General Observations
*********************

I like Paul's idea of having someone smarter than us document the
development of indie rock. But its development in this decade is far
more bizarre than we've considered since it culminated in KINGS OF
LEON. Really? KINGS OF FUCKING LEON? As I write this, they've just won
a GRAMMY for Record of the Year?!? Of all the early to mid 2000's
bands, could anyone have predicted that Kings of Leon would be the
grand outcome of the mainstreaming of indie rock?

BTW, ask Paul to tell his story about how he bitched out the son of
one of the members of Guided by Voices for praising Kings of Leon.

Music Consumption
**********************
In this decade, iTunes surpassed WalMart as the number one music
retailer. But have a look at this graph for a more sobering assessment
of the success of digital music:
http://musformation.com/assets_c/2009/08/musicforweb2-thumb-280x770-2482.gif
I'm not sure what this means. Are people just stealing a lot more
music? Or is it being consumed in more disposable, ephemeral ways
(LaLa streams, MySpace pages)? Again, someone smarter than me could
bring some perspective to this.

***********************
Happy to have been a part of the Paulies for the whole decade. Talking
about music helps us listen to it better; each year I look forward to
the insights shared by the people who participate in this list to help
me find new music and better enjoy the music I listen to already.

5 comments:

Paul G. Jackson said...

In the words of Dave Matthews Band...so much to say, so much to say, so much to say.

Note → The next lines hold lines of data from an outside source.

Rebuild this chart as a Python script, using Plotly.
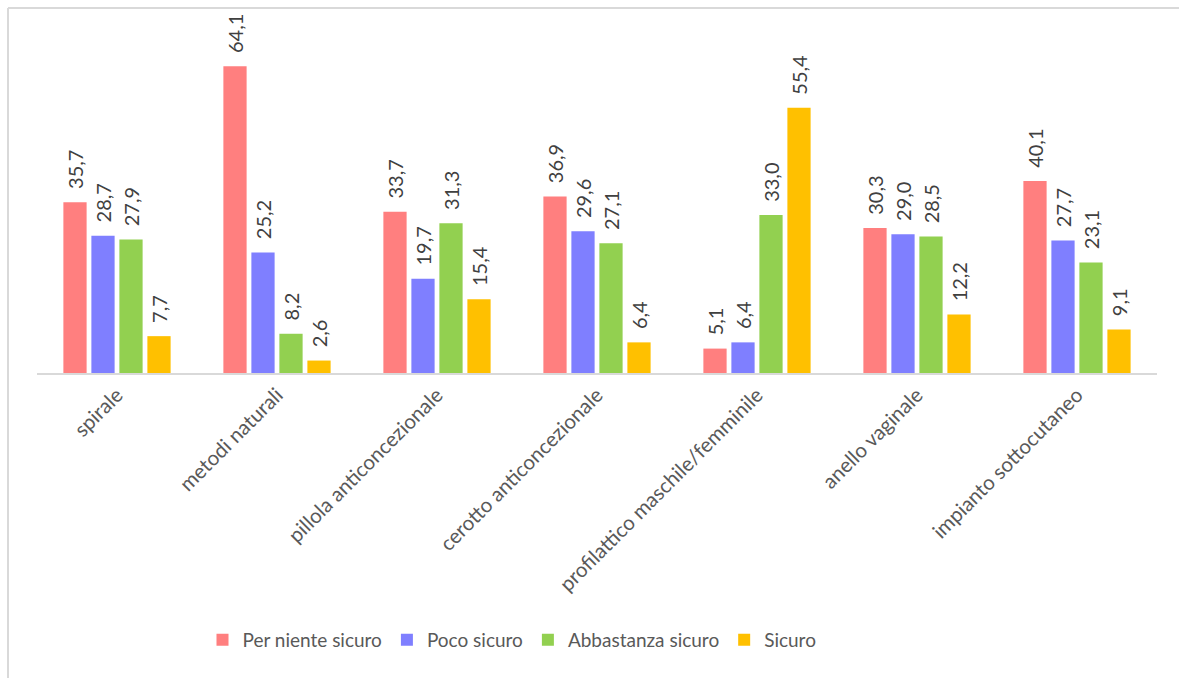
import plotly.graph_objects as go

categories = [
    "spirale",
    "metodi naturali",
    "pillola anticoncezionale",
    "cerotto anticoncezionale",
    "profilattico maschile/femminile",
    "anello vaginale",
    "impianto sottocutaneo",
]

per_niente_sicuro = [35.7, 64.1, 33.7, 36.9, 5.1, 30.3, 40.1]
poco_sicuro = [28.7, 25.2, 19.7, 29.6, 6.4, 29.0, 27.7]
abbastanza_sicuro = [27.9, 8.2, 31.3, 27.1, 33.0, 28.5, 23.1]
sicuro = [7.7, 2.6, 15.4, 6.4, 55.4, 12.2, 9.1]

series = [
    ("Per niente sicuro", per_niente_sicuro, "#FF7F7F"),
    ("Poco sicuro", poco_sicuro, "#7F7FFF"),
    ("Abbastanza sicuro", abbastanza_sicuro, "#92D050"),
    ("Sicuro", sicuro, "#FFC000"),
]

W, H = 1179, 678
L, R, T, B = 37, 22, 38, 305
plot_w = W - L - R
plot_h = H - T - B


def px_x(p):
    return (p - L) / plot_w


def px_y(p):
    return (H - B - p) / plot_h


fig = go.Figure()
for name, vals, color in series:
    fig.add_trace(go.Bar(
        name=name,
        x=categories,
        y=vals,
        marker=dict(color=color, line=dict(width=0)),
        texttemplate="\u00a0\u00a0%{y:.1f}",
        textposition="outside",
        textangle=-90,
        constraintext="none",
        cliponaxis=False,
        textfont=dict(family="Lato", size=20, color="#404040"),
    ))

# chart frame: top and left edges
fig.add_shape(type="line", xref="paper", yref="paper",
              x0=px_x(8), y0=px_y(H + 5), x1=px_x(8), y1=px_y(8),
              line=dict(color="#D9D9D9", width=2))
fig.add_shape(type="line", xref="paper", yref="paper",
              x0=px_x(8), y0=px_y(8), x1=px_x(W + 5), y1=px_y(8),
              line=dict(color="#D9D9D9", width=2))

fig.update_layout(
    width=W, height=H,
    margin=dict(l=L, r=R, t=T, b=B, autoexpand=False),
    barmode="group",
    bargap=0.3,
    bargroupgap=0.17,
    separators=",.",
    paper_bgcolor="white",
    plot_bgcolor="white",
    font=dict(family="Lato", color="#595959"),
    xaxis=dict(
        showline=True, linecolor="#D9D9D9", linewidth=2,
        ticks="", tickangle=-45,
        tickfont=dict(family="Lato", size=20.5, color="#595959"),
        showgrid=False,
    ),
    yaxis=dict(
        range=[0, 70], visible=False, showgrid=False, zeroline=False,
    ),
    legend=dict(
        orientation="h", x=px_x(512), xanchor="center",
        y=px_y(640), yanchor="middle",
        font=dict(family="Lato", size=19, color="#595959"),
        itemwidth=30,
    ),
    showlegend=True,
)

fig.write_html("out.html")
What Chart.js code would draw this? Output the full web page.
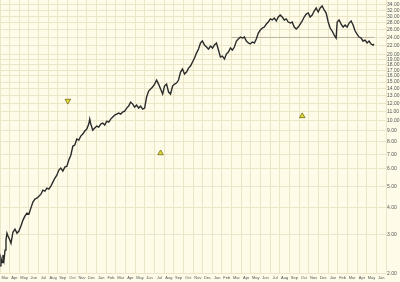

* Great list of course, is System of a Down nu-metal?
* I want to revise my list -- A Rush of Blood to the Head is quite clearly one of the 25 best albums of the decade. Glad you included it.
* What is Unearth, Trivium, and August Burns Red? Should they be in my top 10?
* Silent Alarm #1? Uh, that album does not hold up for me...at all...
* Did Daft Punk really blow it? I guess so...
* I disagree with y'all about Kings of Leon -- they wrote a fuckin classic song in 2009. How can you really hold that against them? They earned that Grammy...

Mark Cichra said...

1.) System are nu-metal. They're clever, original, worthwhile nu-metal, but still nu-metal.

2.) Trivium, Unearth, and August Burns Red's albums are great albums that for me represent the best of a kind of sound (called metalcore or the New Wave of American Metal) that developed and matured in this decade. It's a sound that's actually on the decline, and its credibility is challenged by some, but I love it and would recommend those albums to the metal-inclined.

3.) Yes Daft Punk blew it with Human After All. Though how the hell did I forget that Discovery came out in 2001?!? What a terrible omission. Definitely a top ten.

4.) Kings of Leon really is a terrible band, and Sex on Fire really is a stupid, stupid song. I'll admit having blips of enjoyment at it, but classic?

TMDavin said...
This comment has been removed by the author.
TMDavin said...

RE: 4.)

That song is catchy, but I wish the words were better. "Your sex is on fire"?

Am I crazy, or does that sound stupid?

Alex Headrick said...

I just bought The Constitution of Treason -- thanks for the tip.

Still trying to get into Trivium but something about them doesn't hold me. I cling to classic thrash and proggy stuff and I haven't gotten much further than Lamb of God as far as anyone new and American goes. I got an Unearth album based on last year's Paulies (from your list, I'm going to guess) and same deal. I like it OK, but I still put Slayer on instead 9 times out of 10. But the tips are a huge help -- I feel like I might "get it" eventually and find something in these bands I can get into.

I have no problem with Kings of Leon's music, but I don't like them either. I don't get where Sex on Fire came from. I saw them way back in the heady days of 2006 or 2007 or something, and they were a so-so but authentic-seeming Southern hard rock band. Fast-forward to Christmas 2009 and I'm listening to Sex on Fire on my dad's Adult Alternative station. What?